| WRITTEN TASK |
The listing below should be printed exactly, every line of it. Skip the pictures.
++++++
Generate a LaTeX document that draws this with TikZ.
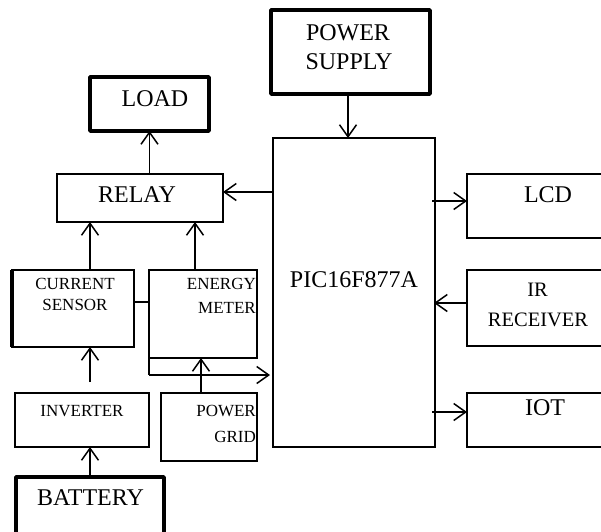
\documentclass[tikz,border=0pt]{standalone}
\usepackage{fontspec}
\setmainfont{Liberation Serif}
\usetikzlibrary{arrows.meta}
\begin{document}
\begin{tikzpicture}[x=1pt,y=-1pt,
  box/.style={draw,line width=1.4pt,inner sep=0pt,outer sep=0pt},
  thickbox/.style={draw,line width=3.6pt,line join=round,inner sep=0pt,outer sep=0pt},
  big/.style={font=\fontsize{24}{27}\selectfont,inner sep=0pt},
  mid/.style={font=\fontsize{20.5}{24}\selectfont,inner sep=0pt},
  small/.style={font=\fontsize{17}{20}\selectfont,inner sep=0pt},
  arr/.style={line width=1.5pt,-{Straight Barb[length=12pt,width=17pt,line width=1.5pt]}},
  ln/.style={line width=1.4pt}]
\clip (0,0) rectangle (601,531);
\fill[white] (0,0) rectangle (601,531);
% boxes
\node[thickbox,minimum width=159pt,minimum height=84pt] (ps) at (350.5,52) {};
\node[thickbox,minimum width=119pt,minimum height=54pt] (load) at (149.5,104) {};
\node[box,minimum width=166pt,minimum height=48pt] (relay) at (140,198) {};
\node[box,minimum width=162pt,minimum height=309pt] (pic) at (354,292.5) {};
\node[box,minimum width=145pt,minimum height=64pt] (lcd) at (539.5,206) {};
\node[box,minimum width=145pt,minimum height=76pt] (ir) at (539.5,308) {};
\node[box,minimum width=145pt,minimum height=54pt] (iot) at (539.5,420) {};
\node[box,minimum width=122pt,minimum height=77pt] (cs) at (73,308.5) {};
\draw[line width=3.6pt] (cs.north west) -- (cs.south west);
\node[box,minimum width=108pt,minimum height=88pt] (em) at (203,314) {};
\node[box,minimum width=134pt,minimum height=54pt] (inv) at (82,420) {};
\node[box,minimum width=96pt,minimum height=68pt] (pg) at (209,427) {};
\node[thickbox,minimum width=148pt,minimum height=68pt] (bat) at (90,511) {};
% texts
\node[big] (tps1) at (348,33) {POWER};
\node[big] (tps2) at (349,62) {SUPPLY};
\node[big] (tload) at (155,99) {LOAD};
\node[big] (trelay) at (137,194.5) {RELAY};
\node[big] (tpic) at (354,280) {PIC16F877A};
\node[big] (tlcd) at (548,195) {LCD};
\node[mid] (tir1) at (537.5,290) {IR};
\node[mid] (tir2) at (538,320) {RECEIVER};
\node[big] (tiot) at (545,408) {IOT};
\node[small] (tcs1) at (75,284) {CURRENT};
\node[small] (tcs2) at (75,305) {SENSOR};
\node[small,anchor=east] (tem1) at (256,284) {ENERGY};
\node[small,anchor=east] (tem2) at (256,308) {METER};
\node[small] (tinv) at (82,411) {INVERTER};
\node[small,anchor=east] (tpg1) at (256,411) {POWER};
\node[small,anchor=east] (tpg2) at (256,437) {GRID};
\node[big] (tbat) at (90.5,498) {BATTERY};
% connectors
\draw[arr] ([xshift=-2.5pt]ps.south) -- ([xshift=-2.5pt]ps.south |- pic.north);
\draw[arr] ([yshift=6pt]relay.east -| pic.west) -- ([yshift=6pt]relay.east);
\draw[arr] (load.south |- relay.north) -- (load.south);
\draw[arr] ([xshift=17pt]cs.north) -- ([xshift=17pt]cs.north |- relay.south);
\draw[arr] ([xshift=-8pt]em.north) -- ([xshift=-8pt]em.north |- relay.south);
\draw[ln] ([yshift=6.5pt]cs.east) -- ([yshift=6.5pt]cs.east -| em.west);
\draw[ln] (em.south west) -- ++(0,17) coordinate (emc);
\draw[arr] (emc) -- ([xshift=-3pt]emc -| pic.west);
\draw[arr] ([xshift=-8pt]pg.north) -- ([xshift=-8pt]pg.north |- em.south);
\draw[arr,shorten <=11pt] ([xshift=8pt]inv.north) -- ([xshift=8pt]inv.north |- cs.south);
\draw[arr] (bat.north) -- (bat.north |- inv.south);
\draw[arr] ([xshift=-3pt,yshift=5pt]pic.east |- lcd.west) -- ([yshift=5pt]lcd.west);
\draw[arr] ([yshift=5pt]ir.west) -- ([xshift=-1pt,yshift=5pt]pic.east |- ir.west);
\draw[arr] ([xshift=-3pt,yshift=8pt]pic.east |- iot.west) -- ([yshift=8pt]iot.west);
\end{tikzpicture}
\end{document}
++++++
| OUTPUT OF THE EXERCISE |
Generate a LaTeX document that draws this with TikZ.
\documentclass[tikz,border=0pt]{standalone}
\usepackage{fontspec}
\setmainfont{Liberation Serif}
\usetikzlibrary{arrows.meta}
\begin{document}
\begin{tikzpicture}[x=1pt,y=-1pt,
  box/.style={draw,line width=1.4pt,inner sep=0pt,outer sep=0pt},
  thickbox/.style={draw,line width=3.6pt,line join=round,inner sep=0pt,outer sep=0pt},
  big/.style={font=\fontsize{24}{27}\selectfont,inner sep=0pt},
  mid/.style={font=\fontsize{20.5}{24}\selectfont,inner sep=0pt},
  small/.style={font=\fontsize{17}{20}\selectfont,inner sep=0pt},
  arr/.style={line width=1.5pt,-{Straight Barb[length=12pt,width=17pt,line width=1.5pt]}},
  ln/.style={line width=1.4pt}]
\clip (0,0) rectangle (601,531);
\fill[white] (0,0) rectangle (601,531);
% boxes
\node[thickbox,minimum width=159pt,minimum height=84pt] (ps) at (350.5,52) {};
\node[thickbox,minimum width=119pt,minimum height=54pt] (load) at (149.5,104) {};
\node[box,minimum width=166pt,minimum height=48pt] (relay) at (140,198) {};
\node[box,minimum width=162pt,minimum height=309pt] (pic) at (354,292.5) {};
\node[box,minimum width=145pt,minimum height=64pt] (lcd) at (539.5,206) {};
\node[box,minimum width=145pt,minimum height=76pt] (ir) at (539.5,308) {};
\node[box,minimum width=145pt,minimum height=54pt] (iot) at (539.5,420) {};
\node[box,minimum width=122pt,minimum height=77pt] (cs) at (73,308.5) {};
\draw[line width=3.6pt] (cs.north west) -- (cs.south west);
\node[box,minimum width=108pt,minimum height=88pt] (em) at (203,314) {};
\node[box,minimum width=134pt,minimum height=54pt] (inv) at (82,420) {};
\node[box,minimum width=96pt,minimum height=68pt] (pg) at (209,427) {};
\node[thickbox,minimum width=148pt,minimum height=68pt] (bat) at (90,511) {};
% texts
\node[big] (tps1) at (348,33) {POWER};
\node[big] (tps2) at (349,62) {SUPPLY};
\node[big] (tload) at (155,99) {LOAD};
\node[big] (trelay) at (137,194.5) {RELAY};
\node[big] (tpic) at (354,280) {PIC16F877A};
\node[big] (tlcd) at (548,195) {LCD};
\node[mid] (tir1) at (537.5,290) {IR};
\node[mid] (tir2) at (538,320) {RECEIVER};
\node[big] (tiot) at (545,408) {IOT};
\node[small] (tcs1) at (75,284) {CURRENT};
\node[small] (tcs2) at (75,305) {SENSOR};
\node[small,anchor=east] (tem1) at (256,284) {ENERGY};
\node[small,anchor=east] (tem2) at (256,308) {METER};
\node[small] (tinv) at (82,411) {INVERTER};
\node[small,anchor=east] (tpg1) at (256,411) {POWER};
\node[small,anchor=east] (tpg2) at (256,437) {GRID};
\node[big] (tbat) at (90.5,498) {BATTERY};
% connectors
\draw[arr] ([xshift=-2.5pt]ps.south) -- ([xshift=-2.5pt]ps.south |- pic.north);
\draw[arr] ([yshift=6pt]relay.east -| pic.west) -- ([yshift=6pt]relay.east);
\draw[arr] (load.south |- relay.north) -- (load.south);
\draw[arr] ([xshift=17pt]cs.north) -- ([xshift=17pt]cs.north |- relay.south);
\draw[arr] ([xshift=-8pt]em.north) -- ([xshift=-8pt]em.north |- relay.south);
\draw[ln] ([yshift=6.5pt]cs.east) -- ([yshift=6.5pt]cs.east -| em.west);
\draw[ln] (em.south west) -- ++(0,17) coordinate (emc);
\draw[arr] (emc) -- ([xshift=-3pt]emc -| pic.west);
\draw[arr] ([xshift=-8pt]pg.north) -- ([xshift=-8pt]pg.north |- em.south);
\draw[arr,shorten <=11pt] ([xshift=8pt]inv.north) -- ([xshift=8pt]inv.north |- cs.south);
\draw[arr] (bat.north) -- (bat.north |- inv.south);
\draw[arr] ([xshift=-3pt,yshift=5pt]pic.east |- lcd.west) -- ([yshift=5pt]lcd.west);
\draw[arr] ([yshift=5pt]ir.west) -- ([xshift=-1pt,yshift=5pt]pic.east |- ir.west);
\draw[arr] ([xshift=-3pt,yshift=8pt]pic.east |- iot.west) -- ([yshift=8pt]iot.west);
\end{tikzpicture}
\end{document}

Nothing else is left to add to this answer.